Matthew is like Pumpkin and has a VERY hard time falling asleep. Our routine in theory is like this.
Brush teeth, Pj's on (with daddy), Books (mostly with daddy but lately he has requested skipping it, so I have read one book to him in bed because I think it is important), cuddle time with momma, then sleep. Cuddle time with momma is in bed, under the covers, I start by telling him about our day, how good it was, how much I enjoyed what we did ect. With all the drama of a new baby and knowing how much him and I fight I figure going to bed thinking about the good stuff (sometimes we talk about what went wrong also) is a good thing. Then I do a guided meditation/relaxation thing.

I have a hard time falling asleep. I always have.
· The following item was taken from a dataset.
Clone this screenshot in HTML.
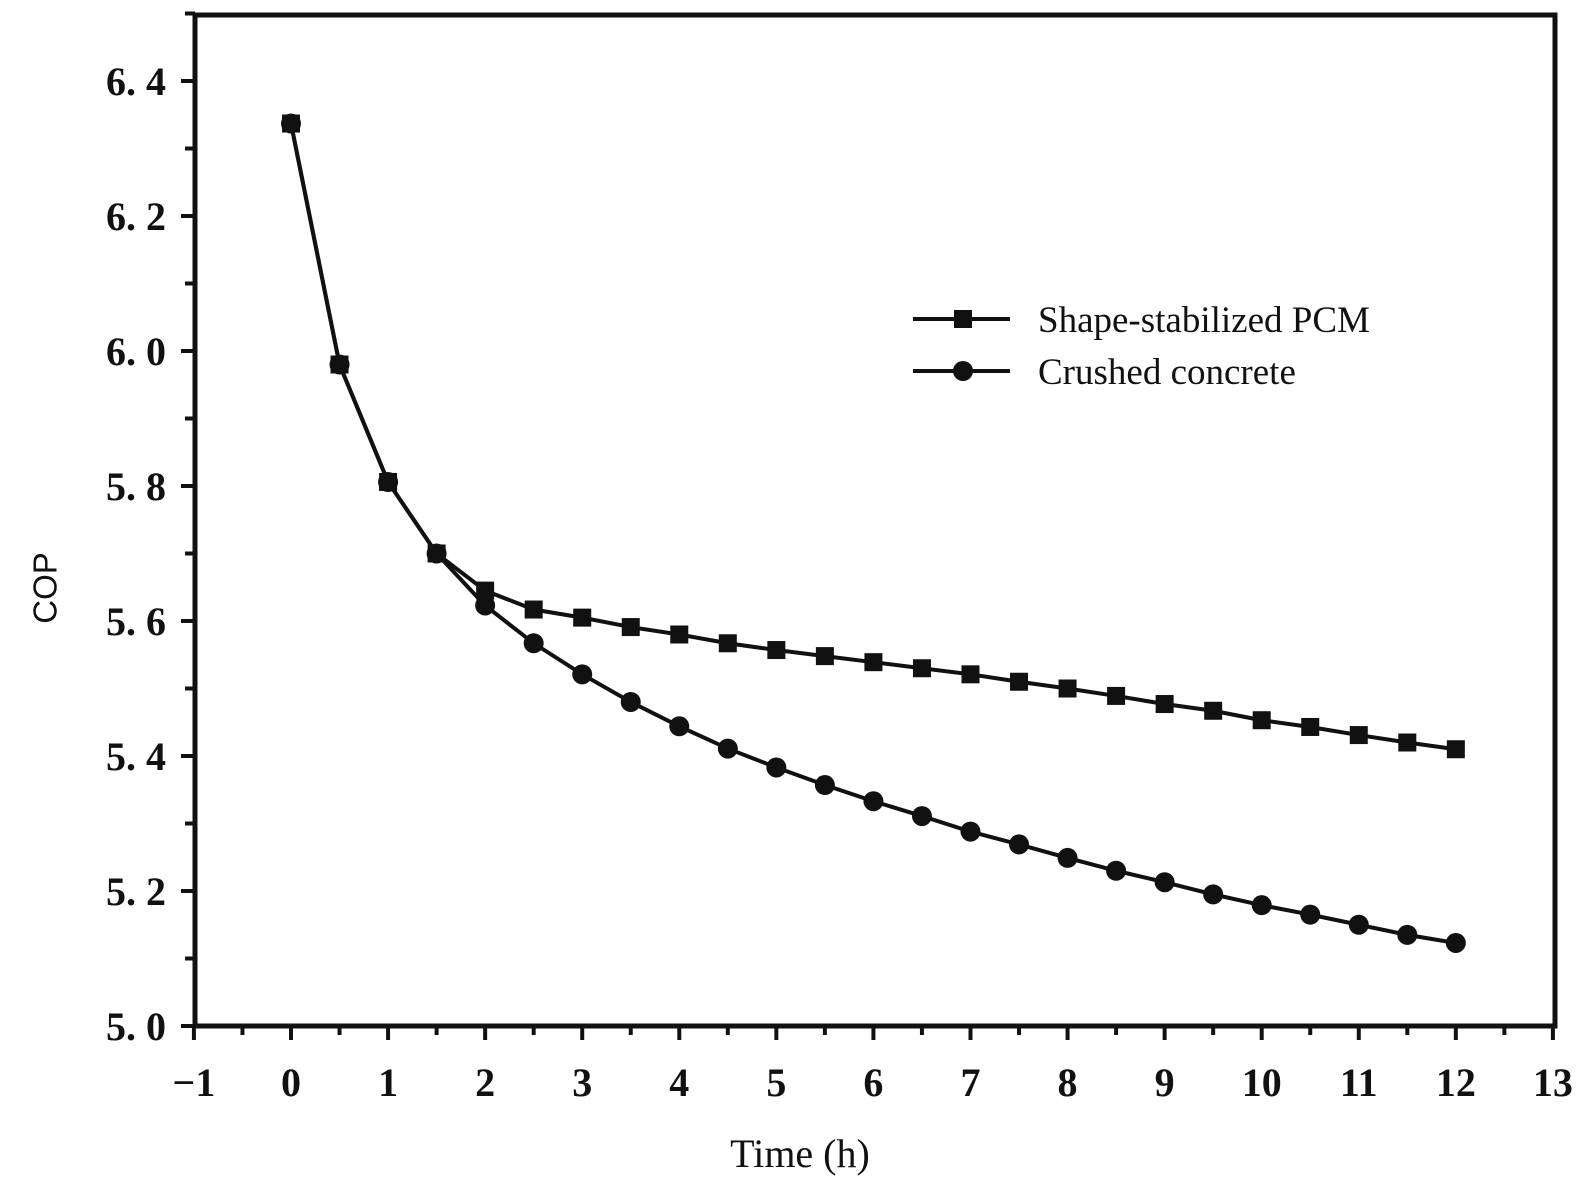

He has a hard time getting himself physically relaxed so I thought I would give it a go. I start with his feet.
"relax your toes, relax your feet, relax your heels, relax your ankles. Now your whole foot is Tired, and Heavy, and Sleepy" We go through the whole body. I try and make my voice really boring and slow and tired. Most nights it helps.

Then we nurse and I read with a booklight (to keep myself from going insane) until he falls asleep (or I can't take it at which point I tell him to just roll over and sleep... )

And when all else fails Marc takes him for a drive. We put together a poster with pictures of all of the steps so when he tries to argue we just refer to the poster.